On the afternoon of Sunday June 27th St Michael’s Church was the setting for a concert, directed by Sarah Tenant-Flowers, at which children were especially welcome. The programme consisted of Prokofiev’s Peter and the Wolf, with Brian Kay as the narrator, and a Festival commission When I think of Chiswick, a suite for orchestra by Graham Preskett, inspired by his daughter’s view of local scenes. The concert also included performances by Jessica Hughes and Claudia Haberberg, prizewinners in the Festival’s Singing Competition and an impromptu recital in the interval, as enthusiastic children banged and stroked a whole range of instruments, watched over (somewhat warily) by the Brandenburg Sinfonia’s percussionist.

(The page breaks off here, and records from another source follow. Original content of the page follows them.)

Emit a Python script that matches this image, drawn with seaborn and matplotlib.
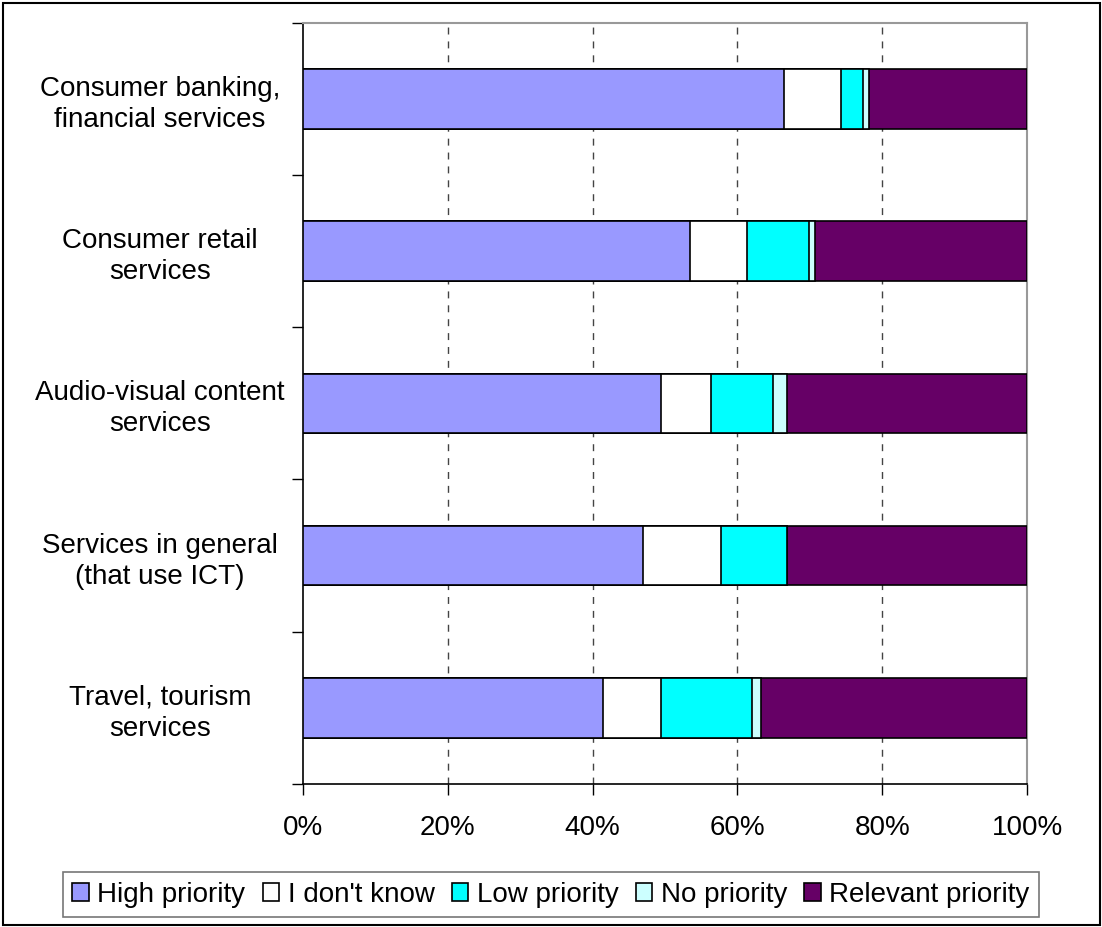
import numpy as np
import pandas as pd
import matplotlib
matplotlib.use("Agg")
import matplotlib.pyplot as plt
import seaborn as sns
from matplotlib.patches import Patch, Rectangle

categories = [
    "Consumer banking,\nfinancial services",
    "Consumer retail\nservices",
    "Audio-visual content\nservices",
    "Services in general\n(that use ICT)",
    "Travel, tourism\nservices",
]
series = ["High priority", "I don't know", "Low priority", "No priority", "Relevant priority"]
high = [66.4, 53.4, 49.5, 46.9, 41.4]
dont_know = [7.9, 7.9, 6.8, 10.8, 8.1]
low = [3.1, 8.6, 8.6, 9.1, 12.5]
no_prio = [0.8, 0.8, 1.9, 0.0, 1.2]
relevant = [21.8, 29.3, 33.2, 33.2, 36.8]
colors = ["#9999FF", "#FFFFFF", "#00FFFF", "#CCFFFF", "#660066"]

sns.set_theme(style="white")
plt.rcParams["font.family"] = ["Liberation Sans", "DejaVu Sans"]
plt.rcParams["text.color"] = "black"
plt.rcParams["xtick.color"] = "black"
plt.rcParams["ytick.color"] = "black"

df = pd.DataFrame({"Category": categories, "High priority": high, "I don't know": dont_know,
                   "Low priority": low, "No priority": no_prio, "Relevant priority": relevant})
cum = df[series].cumsum(axis=1)
# normalise to 100%
cum = cum.div(cum[series[-1]], axis=0) * 100

fs = 20

fig = plt.figure(figsize=(11.02, 9.27), dpi=100)
ax = fig.add_axes([303 / 1102, 1 - 784 / 927, (1027 - 303) / 1102, (784 - 22.7) / 927])

# draw cumulative totals from largest to smallest so each segment shows
for s, c in reversed(list(zip(series, colors))):
    sns.barplot(x=cum[s], y=df["Category"], orient="h", color=c, ax=ax,
                width=0.39, edgecolor="black", linewidth=1.2, saturation=1, zorder=3)

ax.set_xlim(0, 100)
ax.set_ylim(4.5, -0.5)
ax.set_xlabel("")
ax.set_ylabel("")
ax.set_xticks([0, 20, 40, 60, 80, 100])
ax.set_xticklabels(["0%", "20%", "40%", "60%", "80%", "100%"], fontsize=fs)
ax.set_yticks(np.arange(-0.5, 5, 1))
ax.set_yticklabels([])
ax.set_yticks(range(len(categories)), minor=True)
ax.set_yticklabels(categories, minor=True, fontsize=fs, ha="center", linespacing=1.25)
ax.tick_params(axis="y", which="minor", length=0, pad=103)
ax.tick_params(axis="y", which="major", length=8, width=1, color="black", direction="out", left=True)
ax.tick_params(axis="x", length=8, width=1, color="black", direction="out", bottom=True, pad=14)

for x in [20, 40, 60, 80]:
    ax.axvline(x, color="#444444", linestyle=(0, (5, 5)), linewidth=1, zorder=1)

for side in ["left", "bottom"]:
    ax.spines[side].set_color("black")
    ax.spines[side].set_linewidth(1.2)
for side in ["top", "right"]:
    ax.spines[side].set_color("#999999")
    ax.spines[side].set_linewidth(1.5)

handles = [Patch(facecolor=c, edgecolor="black", linewidth=1.2, label=s) for s, c in zip(series, colors)]
leg = fig.legend(handles=handles, loc="center", bbox_to_anchor=(551 / 1102, 1 - 894.5 / 927), ncol=5,
                 fontsize=fs, frameon=True, fancybox=False, handlelength=0.6, handleheight=0.6,
                 handletextpad=0.3, columnspacing=0.62, borderpad=0.35, borderaxespad=0)
leg.get_frame().set_edgecolor("#555555")
leg.get_frame().set_linewidth(1.2)

fig.patches.append(Rectangle((3 / 1102, 2 / 927), 1097 / 1102, 922 / 927, transform=fig.transFigure,
                             fill=False, edgecolor="black", linewidth=1.5))

fig.savefig("out.png", dpi=100)
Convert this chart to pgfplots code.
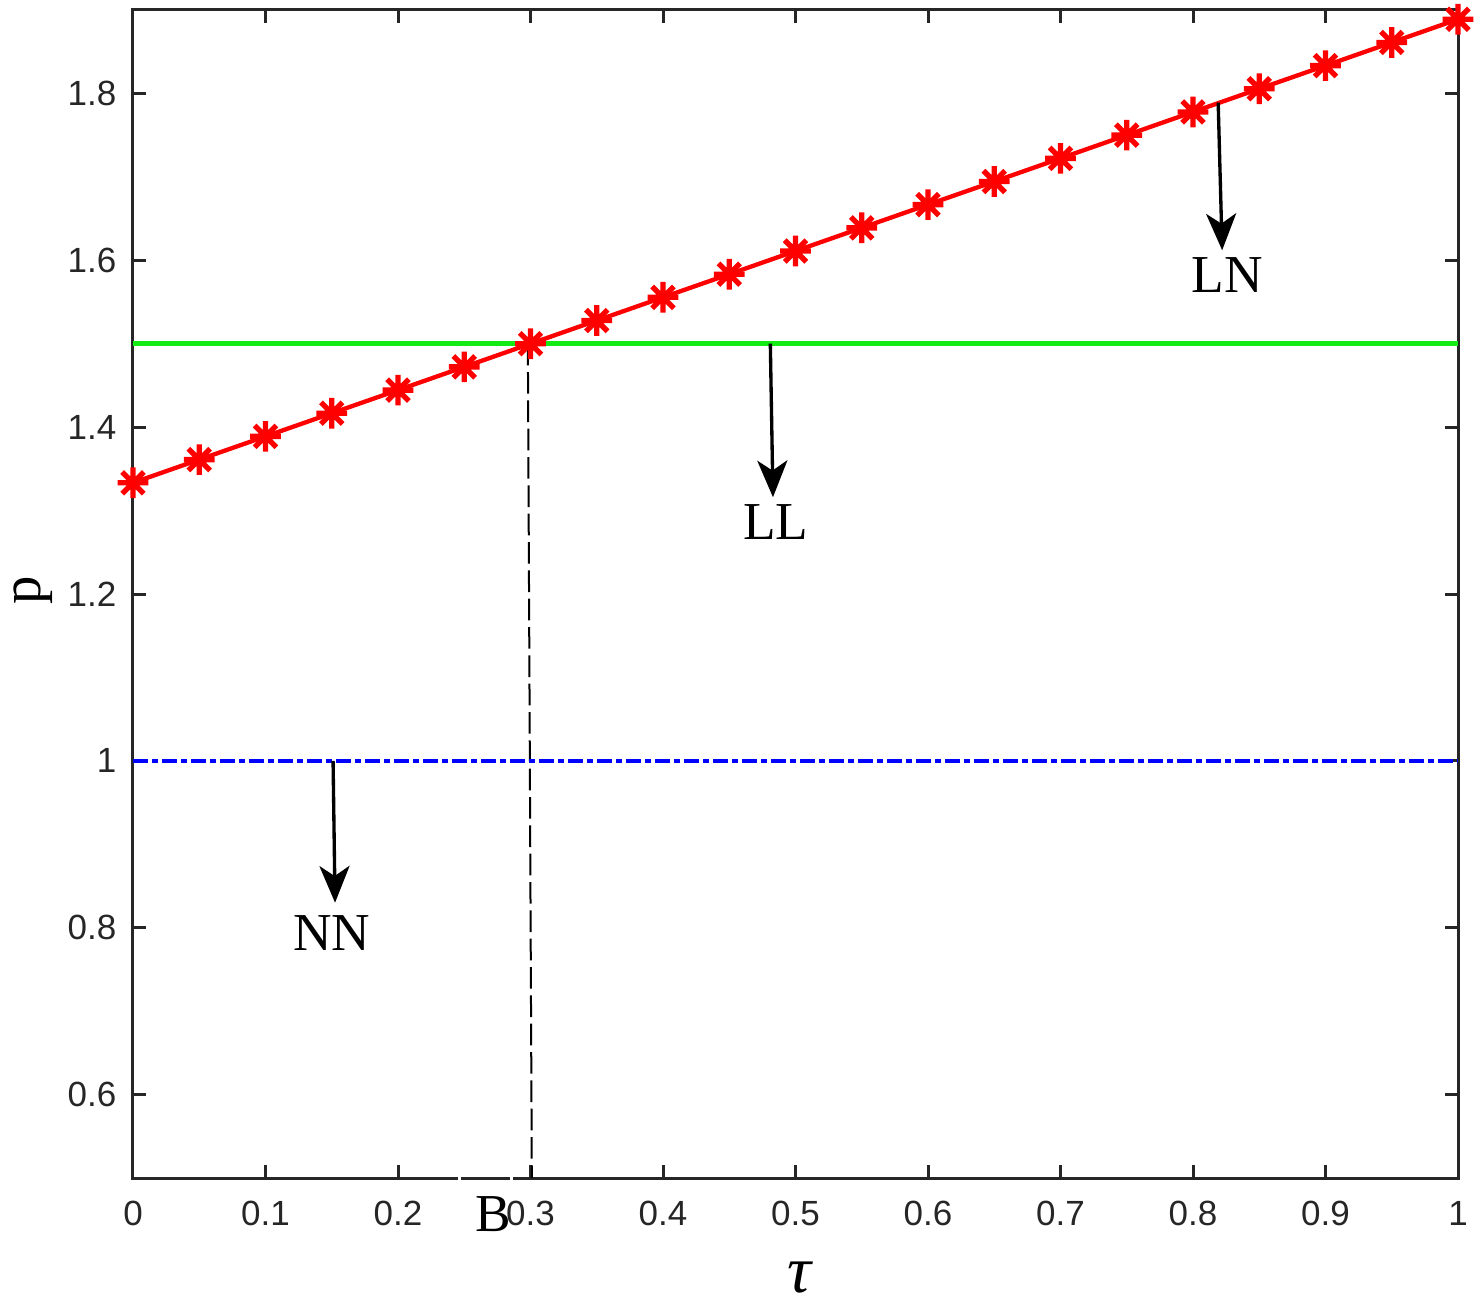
\documentclass[border=0pt]{standalone}
\usepackage{pgfplots}
\pgfplotsset{compat=1.18}
\usepackage{fontspec}
\setmainfont{Liberation Serif}
\newfontfamily\arial{Liberation Sans}
\usetikzlibrary{arrows.meta}
\definecolor{axgray}{RGB}{38,38,38}
\definecolor{mgreen}{RGB}{20,235,20}

\pgfdeclareplotmark{mstar}{%
  \pgfpathmoveto{\pgfqpoint{0pt}{\pgfplotmarksize}}%
  \pgfpathlineto{\pgfqpoint{0pt}{-\pgfplotmarksize}}%
  \pgfpathmoveto{\pgfqpoint{\pgfplotmarksize}{0pt}}%
  \pgfpathlineto{\pgfqpoint{-\pgfplotmarksize}{0pt}}%
  \pgfpathmoveto{\pgfqpoint{0.707\pgfplotmarksize}{0.707\pgfplotmarksize}}%
  \pgfpathlineto{\pgfqpoint{-0.707\pgfplotmarksize}{-0.707\pgfplotmarksize}}%
  \pgfpathmoveto{\pgfqpoint{-0.707\pgfplotmarksize}{0.707\pgfplotmarksize}}%
  \pgfpathlineto{\pgfqpoint{0.707\pgfplotmarksize}{-0.707\pgfplotmarksize}}%
  \pgfusepathqstroke}

\begin{document}
\begin{tikzpicture}
\begin{axis}[
  scale only axis, width=397.5pt, height=350.4pt,
  xmin=0, xmax=1, ymin=0.5, ymax=1.9,
  xtick={0,0.1,...,1}, ytick={0.6,0.8,1,1.2,1.4,1.6,1.8},
  tick align=inside, major tick length=4pt,
  axis line style={axgray, line width=0.9pt},
  every tick/.style={axgray, line width=0.9pt},
  tick label style={font=\arial\fontsize{10.5}{12}\selectfont, text=axgray},
  /pgf/number format/assume math mode=true,
  xticklabel style={yshift=-3.5pt},
  yticklabel style={xshift=-1.5pt},
  clip=false,
  xlabel={\fontsize{20}{22}\selectfont\itshape τ},
  xlabel style={at={(rel axis cs:0.503,0)}, anchor=center, yshift=-30pt},
  ylabel={\fontsize{17}{20}\selectfont p},
  ylabel style={at={(rel axis cs:0,0.503)}, anchor=center, yshift=30pt},
]
\addplot[black, line width=0.6pt, dash pattern=on 6.5pt off 2pt] coordinates {(0.298,1.5) (0.301,0.5)};
\addplot[mgreen, line width=1.5pt] coordinates {(0,1.5) (1,1.5)};
\addplot[blue, line width=1.2pt, dash pattern=on 4.5pt off 1.2pt on 1.8pt off 1.2pt] coordinates {(0,1) (1,1)};
\addplot[red, line width=1.3pt, mark=mstar, mark size=4.6pt, mark options={line width=1.6pt}] coordinates {
(0,1.3333) (0.05,1.3611) (0.1,1.3889) (0.15,1.4167) (0.2,1.4444) (0.25,1.4722)
(0.3,1.5000) (0.35,1.5278) (0.4,1.5556) (0.45,1.5833) (0.5,1.6111) (0.55,1.6389)
(0.6,1.6667) (0.65,1.6944) (0.7,1.7222) (0.75,1.7500) (0.8,1.7778) (0.85,1.8056)
(0.9,1.8333) (0.95,1.8611) (1,1.8889)};
% annotations
\draw[-{Stealth[length=11pt,width=9pt,inset=3pt]}, line width=1pt] (axis cs:0.481,1.5) -- (axis cs:0.483,1.316);
\node[font=\fontsize{16}{18}\selectfont] at (axis cs:0.485,1.286) {LL};
\draw[-{Stealth[length=11pt,width=9pt,inset=3pt]}, line width=1pt] (axis cs:0.819,1.789) -- (axis cs:0.822,1.612);
\node[font=\fontsize{16}{18}\selectfont] at (axis cs:0.826,1.582) {LN};
\draw[-{Stealth[length=11pt,width=9pt,inset=3pt]}, line width=1pt] (axis cs:0.151,1.0) -- (axis cs:0.1525,0.830);
\node[font=\fontsize{16}{18}\selectfont] at (axis cs:0.150,0.794) {NN};
\draw[white, line width=1pt] (axis cs:0.2465,0.49) -- (axis cs:0.2465,0.51);
\draw[white, line width=1pt] (axis cs:0.2855,0.49) -- (axis cs:0.2855,0.51);
\node[font=\fontsize{16}{18}\selectfont] at (axis cs:0.272,0.457) {B};
\end{axis}
\pgfresetboundingbox
\path[use as bounding box] (current axis.south west) ++(-39.9pt,-38.1pt) rectangle ([xshift=6.3pt,yshift=3pt]current axis.north east);
\end{tikzpicture}
\end{document}
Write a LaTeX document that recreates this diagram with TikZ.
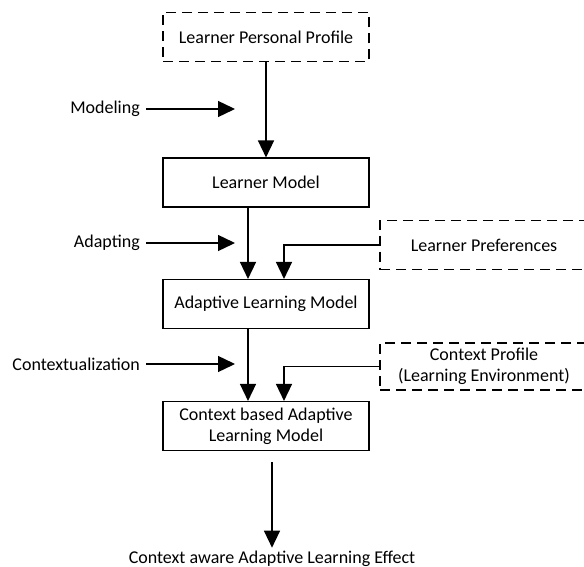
\documentclass[tikz,border=0pt]{standalone}
\usepackage{fontspec}
\setmainfont{Carlito}
\usetikzlibrary{arrows.meta}

\begin{document}
\begin{tikzpicture}[
                x=1pt, y=-1pt,
                font=\fontsize{18}{21}\selectfont,
                block/.style={draw, line width=1.1pt, minimum width=206pt, minimum height=49pt, align=center, inner sep=2pt},
                dblock/.style={block, dash pattern=on 10pt off 6pt},
                flow/.style={-{Triangle[length=17pt,width=16pt]}, line width=1.4pt},
                lbl/.style={anchor=east, inner sep=6pt}
            ]
                \useasboundingbox (0,0) rectangle (584,567);
                \node[dblock] (profile) at (266,37) {Learner Personal Profile};
                \node[block] (learner) at (266,182.5) {Learner Model};
                \node[block] (adaptive) at (266,304) {Adaptive Learning Model};
                \node[block] (ctxmodel) at (266,426) {Context based Adaptive\\Learning Model};
                \node[dblock, minimum width=208pt] (prefs) at (484,245) {Learner Preferences};
                \node[dblock, minimum width=208pt, minimum height=47pt] (ctxprofile) at (484,366.5) {Context Profile\\(Learning Environment)};
                \node[] (effect) at (272,559) {Context aware Adaptive Learning Effect};

                \node[lbl] (modeling) at (146,109) {Modeling};
                \node[lbl] (adapting) at (146,243) {Adapting};
                \node[lbl] (contextual) at (146,364) {Contextualization};
                \coordinate (mtip) at (235,109);
                \coordinate (atip) at (235,243);
                \coordinate (ctip) at (235,364);
                \coordinate (etop) at (272,462);

                \draw[flow] (modeling) -- (mtip);
                \draw[flow] (adapting) -- (atip);
                \draw[flow] (contextual) -- (ctip);
                \draw[flow] (profile) -- (learner);
                \draw[flow] ([xshift=-18pt]learner.south) -- ([xshift=-18pt]adaptive.north);
                \draw[flow] (prefs.west) -| ([xshift=18pt]adaptive.north);
                \draw[flow] ([xshift=-18pt]adaptive.south) -- ([xshift=-18pt]ctxmodel.north);
                \draw[flow] (ctxprofile.west) -| ([xshift=18pt]ctxmodel.north);
                \draw[flow] (etop) -- (effect);
            \end{tikzpicture}
\end{document}
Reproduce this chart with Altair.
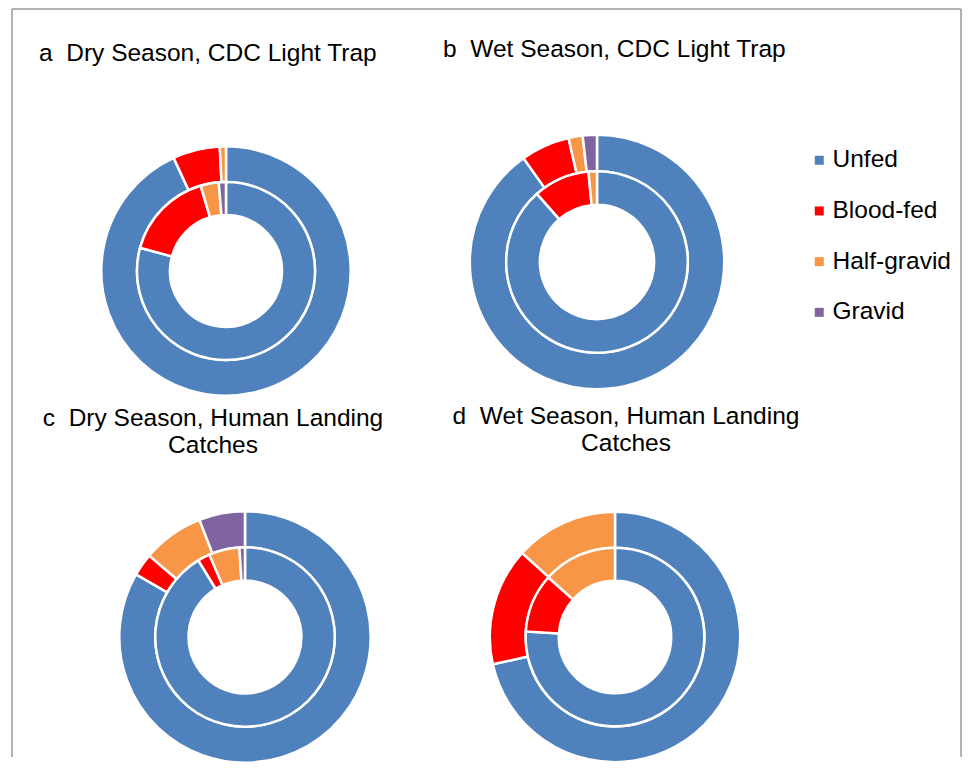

There could hardly have been a greater difference between the evenings offered by the London Community Gospel Choir, directed by the Reverend Bazil Meade, once again with enthusiastic contributions from the audience, and the Johnston String Quartet, who enthralled a capacity audience with Haydn and Mendelssohn and, joined by Young Musician of the Year Guy Johnston as second cello, a memorable performance of Schubert’s great string quintet. In their very different ways, each was a great success. The final concert Magnificent Mozart!, sold out days before the event, which was hardly surprising, given the standard of the similar performances in the first two Grove Park Music Festivals. A strong team of professional soloists, the ever-larger Festival Choir and the Brandenburg Sinfonia, under Brian Kay’s inspiring direction, gave magnificent performances of the eponymous composer’s Ave Verum Corpus, Solemn Vespers and what was to prove his swansong, the Requiem Mass. The only shadow over the Festival was the death of its President, the Duke of Devonshire, some weeks previously, and this closing concert was dedicated to his memory.
In addition to delighting large audiences, the events also raised over £1500 for The Stroke Association, the charity selected for this year’s Festival. Artistic Director Julie Kennard and her hard-working team are already hatching plans for the fourth Festival in July 2006 - so watch this space!